The children concentrate on their breathing for a short time. Then they are led gently on an inner journey where they explore different scenes, a garden, a river or a valley, for example. At some point they might focus on people they love and who love them.
After the session they discuss what they have been thinking of and use it as a base for classwork. They might, for example, draw or paint insects after a makingjourney to a garden.
Headteacher Stella Paul introduced the "time for reflection" sessions three years ago. "We feel that children are very stressed," she says. "Life is very busy and we have some children who are unable to sit still and concentrate."
Although there has been no scientific evaluation carried out, Stella believes that children attending the sessions are calmer.
"We also had grave concerns about diminishing imagination," she says. "Children are spending less and less time in make-believe worlds of their own and this shows, particularly in their writing. When Diana worked with some older children they did some of their best creative writing."
Initially some parents objected to this meditation, fearing the imposition of a particular philosophy or religion on their children. But the school organised workshops at which Diana explained that the sessions were not attached to any particular belief system or religion, and since then they have been accepted by parents.
"They open the door to the imagination and provide a step towards the inner life," Diana says. "It can also be a way of developing higher values, compassion and caring, for example."
Increasingly, schools are looking for ways to focus children's minds and imaginations, and many are being drawn to some form of meditation. Though usually associated with Eastern religions, meditation doesn't belong exclusively to any one philosophy, and many schools, like Charter county primary, are using it without the trapping of any particular sets of beliefs.

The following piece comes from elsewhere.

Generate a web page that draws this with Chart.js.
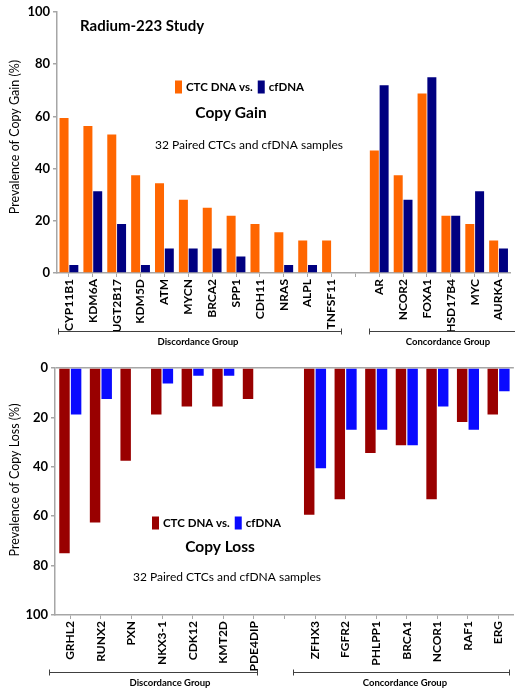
<!DOCTYPE html>
<html>
<head>
<meta charset="utf-8">
<script src="https://cdn.jsdelivr.net/npm/chart.js@4.4.1/dist/chart.umd.min.js"></script>
<style>
  html, body { margin: 0; padding: 0; background: #fff; }
  #wrap { position: relative; width: 515px; height: 690px; }
  canvas { position: absolute; left: 0; }
</style>
</head>
<body>
<div id="wrap">
  <canvas id="gain" width="515" height="352" style="top:0"></canvas>
  <canvas id="loss" width="515" height="345" style="top:345px"></canvas>
</div>
<script>
// Copy gain (% of 32 paired samples); the blank category separates the two groups
const gainGenes = ['CYP11B1','KDM6A','UGT2B17','KDM5D','ATM','MYCN','BRCA2','SPP1','CDH11','NRAS','ALPL','TNFSF11','','AR','NCOR2','FOXA1','HSD17B4','MYC','AURKA'];
const gainCTC   = [59.4, 56.3, 53.1, 37.5, 34.4, 28.1, 25.0, 21.9, 18.8, 15.6, 12.5, 12.5, null, 46.9, 37.5, 68.8, 21.9, 18.8, 12.5];
const gainCfDNA = [3.1, 31.3, 18.8, 3.1, 9.4, 9.4, 9.4, 6.3, 0, 3.1, 3.1, 0, null, 71.9, 28.1, 75.0, 21.9, 31.3, 9.4];

// Copy loss (% of 32 paired samples)
const lossGenes = ['GRHL2','RUNX2','PXN','NKX3-1','CDK12','KMT2D','PDE4DIP','','ZFHX3','FGFR2','PHLPP1','BRCA1','NCOR1','RAF1','ERG'];
const lossCTC   = [75.0, 62.5, 37.5, 18.8, 15.6, 15.6, 12.5, null, 59.4, 53.1, 34.4, 31.3, 53.1, 21.9, 18.8];
const lossCfDNA = [18.8, 12.5, 0, 6.3, 3.1, 3.1, 0, null, 40.6, 25.0, 25.0, 31.3, 15.6, 25.0, 9.4];

const yTicks = [0, 20, 40, 60, 80, 100];
const seriesLabels = ['CTC DNA vs.', 'cfDNA'];
const groupLabels = ['Discordance Group', 'Concordance Group'];

const FONT = 'Lato, "Open Sans", sans-serif';
const AXIS_GREY = '#a6a6a6';

// Free-standing annotations: titles, inline legend, y title and group brackets
const decor = {
  id: 'decor',
  afterDraw(chart, args, o) {
    const ctx = chart.ctx;
    ctx.save();
    ctx.fillStyle = '#000';
    ctx.textBaseline = 'middle';

    (o.texts || []).forEach(t => {
      ctx.font = t.font + ' ' + FONT;
      ctx.textAlign = t.align || 'left';
      ctx.fillText(t.text, t.x, t.y);
    });

    if (o.legend) {
      let x = o.legend.x;
      const y = o.legend.y;
      ctx.font = 'bold 11.5px ' + FONT;
      ctx.textAlign = 'left';
      chart.data.datasets.forEach(ds => {
        ctx.fillStyle = ds.backgroundColor;
        ctx.fillRect(x, y - 6.5, 7, 13);
        x += 11;
        ctx.fillStyle = '#000';
        ctx.fillText(ds.label, x, y + 0.5);
        x += ctx.measureText(ds.label).width + 5;
      });
    }

    if (o.yTitle) {
      ctx.save();
      ctx.translate(o.yTitle.x, o.yTitle.y);
      ctx.rotate(-Math.PI / 2);
      ctx.font = '12.5px ' + FONT;
      ctx.textAlign = 'center';
      ctx.fillStyle = '#000';
      ctx.fillText(o.yTitle.text, 0, 0);
      ctx.restore();
    }

    (o.brackets || []).forEach(b => {
      const y = Math.round(b.y) + 0.5;
      ctx.strokeStyle = '#404040';
      ctx.lineWidth = 1;
      ctx.beginPath();
      ctx.moveTo(b.x1, y); ctx.lineTo(b.x2, y);
      ctx.moveTo(b.x1 + 0.5, y - 3); ctx.lineTo(b.x1 + 0.5, y + 3);
      ctx.moveTo(b.x2 - 0.5, y - 3); ctx.lineTo(b.x2 - 0.5, y + 3);
      ctx.stroke();
      ctx.font = 'bold 9.5px ' + FONT;
      ctx.textAlign = 'center';
      ctx.fillStyle = '#000';
      ctx.fillText(b.label, b.tx, y + 10);
    });
    ctx.restore();
  }
};

function makeChart(id, cfg) {
  return new Chart(document.getElementById(id), {
    type: 'bar',
    data: {
      labels: cfg.labels,
      datasets: [
        { label: seriesLabels[0], data: cfg.a, backgroundColor: cfg.colors[0],
          categoryPercentage: cfg.catPct, barPercentage: cfg.barPct },
        { label: seriesLabels[1], data: cfg.b, backgroundColor: cfg.colors[1],
          categoryPercentage: cfg.catPct, barPercentage: cfg.barPct }
      ]
    },
    options: {
      responsive: false,
      animation: false,
      layout: { padding: { top: cfg.padTop, left: 0, right: 1, bottom: 0 } },
      plugins: {
        legend: { display: false },
        tooltip: { enabled: false },
        decor: cfg.decor
      },
      scales: {
        x: {
          afterFit: s => { s.height = cfg.xHeight; },
          grid: { offset: false, drawOnChartArea: false, color: AXIS_GREY, tickLength: 4, lineWidth: 1 },
          border: { color: AXIS_GREY, width: 1.5 },
          ticks: {
            autoSkip: false, minRotation: 90, maxRotation: 90, padding: 2,
            color: '#000', font: { family: FONT, size: 12, weight: 'bold' }
          }
        },
        y: {
          min: 0, max: 100, reverse: cfg.reverse,
          afterFit: s => { s.width = cfg.yWidth; },
          afterBuildTicks: s => { s.ticks = yTicks.map(v => ({ value: v })); },
          grid: {
            drawOnChartArea: cfg.reverse,
            color: c => (c.tick && c.tick.value === 0) ? AXIS_GREY : 'rgba(0,0,0,0)',
            tickColor: AXIS_GREY, tickLength: 4, lineWidth: 1.5
          },
          border: { color: AXIS_GREY, width: 1.5 },
          ticks: { padding: 3, color: '#000', font: { family: FONT, size: 13, weight: 'bold' } }
        }
      }
    },
    plugins: [decor]
  });
}

makeChart('gain', {
  labels: gainGenes, a: gainCTC, b: gainCfDNA,
  colors: ['#ff6600', '#000080'],
  catPct: 0.82, barPct: 0.92,
  padTop: 12, xHeight: 79, yWidth: 57, reverse: false,
  decor: {
    texts: [
      { text: 'Radium-223 Study', x: 80, y: 26, font: 'bold 15px' },
      { text: 'Copy Gain', x: 231, y: 113, font: 'bold 15.5px', align: 'center' },
      { text: '32 Paired CTCs and cfDNA samples', x: 155, y: 145, font: '12px' }
    ],
    legend: { x: 175, y: 87 },
    yTitle: { text: 'Prevalence of Copy Gain (%)', x: 15, y: 137 },
    brackets: [
      { label: groupLabels[0], x1: 58, x2: 342, y: 331, tx: 198 },
      { label: groupLabels[1], x1: 369, x2: 527, y: 331, tx: 448 }
    ]
  }
});

makeChart('loss', {
  labels: lossGenes, a: lossCTC, b: lossCfDNA,
  colors: ['#990000', '#0a0aff'],
  catPct: 0.76, barPct: 0.9,
  padTop: 23, xHeight: 75, yWidth: 55, reverse: true,
  decor: {
    texts: [
      { text: 'Copy Loss', x: 220, y: 202, font: 'bold 15.5px', align: 'center' },
      { text: '32 Paired CTCs and cfDNA samples', x: 133, y: 232, font: '12px' }
    ],
    legend: { x: 152, y: 178 },
    yTitle: { text: 'Prevalence of Copy Loss (%)', x: 15, y: 135 },
    brackets: [
      { label: groupLabels[0], x1: 49, x2: 258, y: 327, tx: 170 },
      { label: groupLabels[1], x1: 293, x2: 510, y: 327, tx: 405 }
    ]
  }
});
</script>
</body>
</html>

Caroline Mann, a specialist teacher of dyslexic children, is doing a PhD on the role of meditation in education. As part of her study she ran a 10-week project with 12-year-old pupils at a Wiltshire comprehensive school. She combined meditative practices, such as focused breathing, concentration on a word or mantra and guided visualisation. The sessions were 45-50 minutes long and included training in each meditative technique. By the end the children were meditating for about 20 minutes at a time.
Before and after the project, Ms Mann gave the children tests, including IQ tests, and found that most scores improved after the children had meditated. It may have "allowed cognitive processes to function more clearly", she says. She also saw improvements in memory.
"A lot of children are not in a state in which they can learn," says Caroline. "They are coming to school with all sorts of emotional baggage. This is a way of bringing them into the present moment and into a state in which they can absorb information."
Steve Beer, who is a chemistry and biology teacher at Solihull School, a Birmingham independent school for children aged seven to 18, introduces sixth formers to meditation through a voluntary course. He looks at the historical, philosophical and cultural background of different sorts of meditation and some basic techniques. The course also covers the physiology of breathing and the application of meditation to sport.
His approach is down-to-earth. "I don't want them to become obsessive," Steve says. "Students take from the course what they want. Some will use it for relaxation while others will look more deeply into the spiritual elements."
Some students who worry over grades and can't switch off after their studies find they sleep better after meditation, he says.
Four 10-year-olds at Charter county primary are still using some of the techniques they learned from Diana two years ago to help them when they feel anxious and confused. "I like to do it before an exam or test, when I'm worried," says Emily. "It gives me confidence that I can cope."
* The Meditation in Education Network (MIEN) is a group of educationists who have produced an information pack on methods of meditation. It contains Teaching Meditation to Children, a book by David Fontana and Ingrid Slack, published by Element Books; a contact list of people who can offer advice and training and a resources list. It costs pound;9.95 (cheque payable to MIEN) and is available from Meditation Packs, Element Books, the Old School House, The Courtyard, Bell Street, Shaftesbury, Dorset SP7 8BP.
* MIEN can be contacted through Gina Levete, 64 Archery Steps, St George's Fields, Albion Street, London W2 2YF
* Following the breath Meditators focus gently on the natural rhythm of the breath. It helps to calm and focus the mind.
* Connecting to the body The instructor guides the meditator on how to connect with differ-ent parts of the body and then how to be aware of the whole body.
* Walking meditation Total attention is placed in the action of the feet as they move and connect with the ground, harmonising the action of walking with the breath.
* Meditation on a sound or word - mantra meditation Attention is given to a sound or word, which is silently repeated until the mind is focused and quiet.
* Meditation and visualisation Under the guidance of a teacher meditators visualise or imagine things, for example, journeys or the body filled with light, the warmth of the sun or with positive qualities.
* Observing the mind The meditator sits observing the flow of thought passing through the mind without interventionor judgment.